**Exercise requirements**
Quote the lines below from the one containing "Emit a Python" to the final line, both ends included; exclude the pictures.

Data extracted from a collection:
---+---

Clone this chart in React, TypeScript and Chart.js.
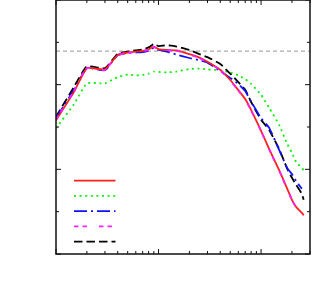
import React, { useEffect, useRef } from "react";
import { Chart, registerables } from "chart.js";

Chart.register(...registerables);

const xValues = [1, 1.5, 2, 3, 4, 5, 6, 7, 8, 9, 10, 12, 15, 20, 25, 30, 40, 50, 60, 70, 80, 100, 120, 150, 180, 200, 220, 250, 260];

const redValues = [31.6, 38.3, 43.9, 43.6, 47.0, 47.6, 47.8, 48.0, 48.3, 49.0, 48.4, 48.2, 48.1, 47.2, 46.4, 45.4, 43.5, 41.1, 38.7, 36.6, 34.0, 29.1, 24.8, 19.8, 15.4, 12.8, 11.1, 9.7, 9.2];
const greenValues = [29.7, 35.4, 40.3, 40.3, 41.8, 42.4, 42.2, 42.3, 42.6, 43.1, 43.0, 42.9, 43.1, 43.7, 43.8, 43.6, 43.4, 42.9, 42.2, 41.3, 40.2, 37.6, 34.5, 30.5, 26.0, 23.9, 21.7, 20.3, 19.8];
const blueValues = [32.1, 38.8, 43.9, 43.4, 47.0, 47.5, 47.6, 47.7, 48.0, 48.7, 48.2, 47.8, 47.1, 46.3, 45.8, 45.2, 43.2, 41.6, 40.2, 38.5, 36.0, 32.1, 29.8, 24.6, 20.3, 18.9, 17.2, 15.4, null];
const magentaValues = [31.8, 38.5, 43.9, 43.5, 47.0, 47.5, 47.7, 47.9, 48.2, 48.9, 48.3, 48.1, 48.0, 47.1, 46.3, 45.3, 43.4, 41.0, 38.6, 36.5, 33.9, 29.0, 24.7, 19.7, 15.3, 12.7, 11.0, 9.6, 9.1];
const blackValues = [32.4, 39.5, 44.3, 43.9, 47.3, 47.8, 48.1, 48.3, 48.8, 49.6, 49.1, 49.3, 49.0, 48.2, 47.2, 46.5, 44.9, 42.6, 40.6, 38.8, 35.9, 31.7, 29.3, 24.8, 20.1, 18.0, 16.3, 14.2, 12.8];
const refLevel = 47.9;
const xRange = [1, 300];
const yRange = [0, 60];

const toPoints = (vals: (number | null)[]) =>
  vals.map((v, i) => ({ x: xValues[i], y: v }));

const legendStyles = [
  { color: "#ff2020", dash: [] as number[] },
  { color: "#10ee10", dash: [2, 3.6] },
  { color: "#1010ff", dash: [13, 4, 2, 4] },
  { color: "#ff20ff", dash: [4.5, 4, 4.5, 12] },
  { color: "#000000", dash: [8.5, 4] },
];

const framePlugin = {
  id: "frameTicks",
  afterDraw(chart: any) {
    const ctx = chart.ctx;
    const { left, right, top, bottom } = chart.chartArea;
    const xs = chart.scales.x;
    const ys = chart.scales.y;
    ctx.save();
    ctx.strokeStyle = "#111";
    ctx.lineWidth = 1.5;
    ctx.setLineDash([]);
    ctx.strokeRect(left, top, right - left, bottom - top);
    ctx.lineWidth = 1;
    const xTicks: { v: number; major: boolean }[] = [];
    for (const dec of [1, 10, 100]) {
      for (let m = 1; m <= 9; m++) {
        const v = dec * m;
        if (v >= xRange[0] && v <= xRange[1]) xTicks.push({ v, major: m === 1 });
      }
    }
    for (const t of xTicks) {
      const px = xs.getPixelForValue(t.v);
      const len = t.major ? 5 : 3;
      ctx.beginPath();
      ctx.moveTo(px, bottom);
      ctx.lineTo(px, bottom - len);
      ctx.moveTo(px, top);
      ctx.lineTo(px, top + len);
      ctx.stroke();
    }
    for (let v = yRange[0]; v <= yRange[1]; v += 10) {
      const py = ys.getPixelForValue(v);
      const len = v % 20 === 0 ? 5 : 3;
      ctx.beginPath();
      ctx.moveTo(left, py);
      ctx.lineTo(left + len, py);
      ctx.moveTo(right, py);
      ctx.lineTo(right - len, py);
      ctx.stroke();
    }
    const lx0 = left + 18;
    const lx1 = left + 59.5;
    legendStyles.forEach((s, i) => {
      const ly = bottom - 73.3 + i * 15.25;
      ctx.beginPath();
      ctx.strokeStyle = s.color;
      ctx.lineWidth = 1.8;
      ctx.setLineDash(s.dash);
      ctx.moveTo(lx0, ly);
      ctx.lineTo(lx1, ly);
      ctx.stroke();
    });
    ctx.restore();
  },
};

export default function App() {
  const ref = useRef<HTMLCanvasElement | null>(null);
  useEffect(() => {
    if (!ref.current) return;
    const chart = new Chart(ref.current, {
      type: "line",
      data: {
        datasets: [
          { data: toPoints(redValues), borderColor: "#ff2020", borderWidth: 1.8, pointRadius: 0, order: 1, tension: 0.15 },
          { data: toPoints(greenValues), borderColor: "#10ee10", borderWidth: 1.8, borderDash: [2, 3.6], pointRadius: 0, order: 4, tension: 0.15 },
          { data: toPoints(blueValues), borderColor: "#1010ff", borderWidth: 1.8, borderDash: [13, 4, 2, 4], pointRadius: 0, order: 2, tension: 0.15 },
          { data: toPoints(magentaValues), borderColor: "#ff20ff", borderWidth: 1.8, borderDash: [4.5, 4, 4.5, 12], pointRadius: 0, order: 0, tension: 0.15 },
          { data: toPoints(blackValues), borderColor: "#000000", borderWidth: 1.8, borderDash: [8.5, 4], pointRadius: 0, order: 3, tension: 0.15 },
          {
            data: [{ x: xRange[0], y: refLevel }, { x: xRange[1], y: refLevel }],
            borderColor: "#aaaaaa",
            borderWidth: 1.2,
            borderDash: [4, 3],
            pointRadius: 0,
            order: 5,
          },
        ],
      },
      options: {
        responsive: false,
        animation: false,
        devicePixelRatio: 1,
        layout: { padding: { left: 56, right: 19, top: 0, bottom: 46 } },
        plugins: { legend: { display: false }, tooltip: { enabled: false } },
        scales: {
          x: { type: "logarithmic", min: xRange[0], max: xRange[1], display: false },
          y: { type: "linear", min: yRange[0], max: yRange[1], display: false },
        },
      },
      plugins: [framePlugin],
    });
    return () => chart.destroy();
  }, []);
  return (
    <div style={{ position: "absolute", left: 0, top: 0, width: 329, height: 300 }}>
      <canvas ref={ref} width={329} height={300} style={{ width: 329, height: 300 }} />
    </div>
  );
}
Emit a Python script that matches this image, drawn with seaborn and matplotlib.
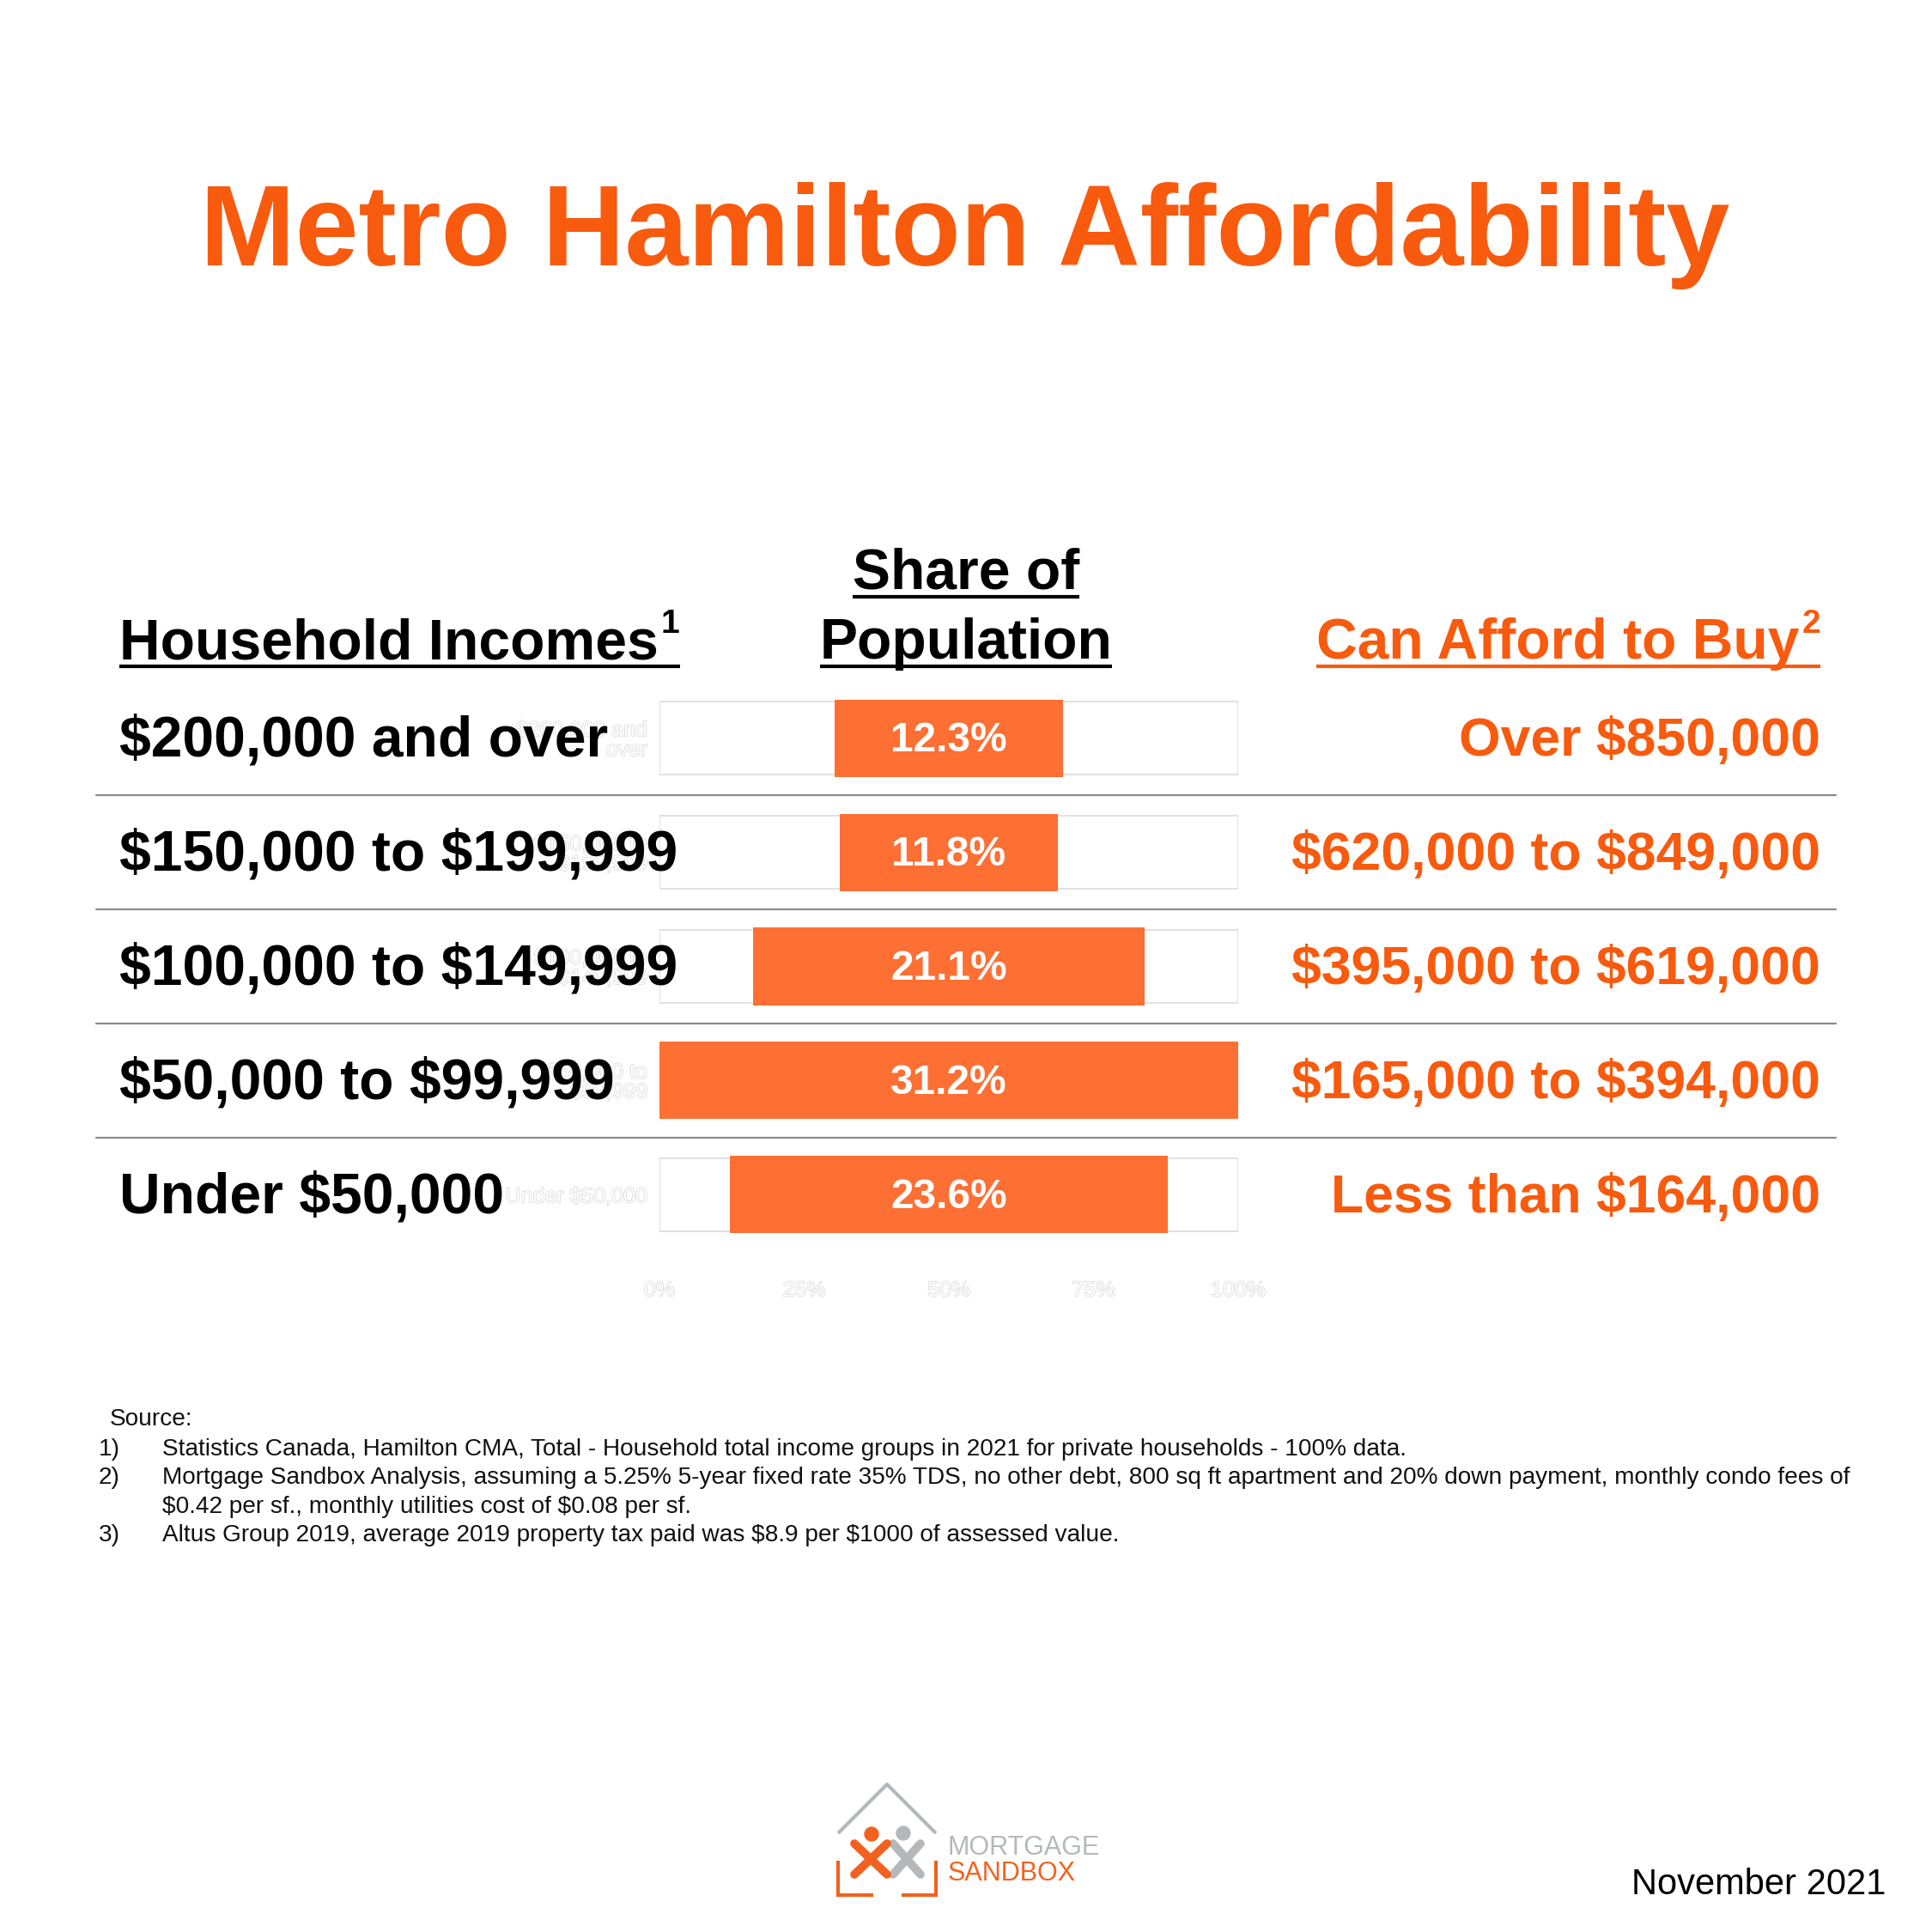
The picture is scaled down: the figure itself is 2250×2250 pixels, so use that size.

---+---

**Task result**
Emit a Python script that matches this image, drawn with seaborn and matplotlib.
The picture is scaled down: the figure itself is 2250×2250 pixels, so use that size.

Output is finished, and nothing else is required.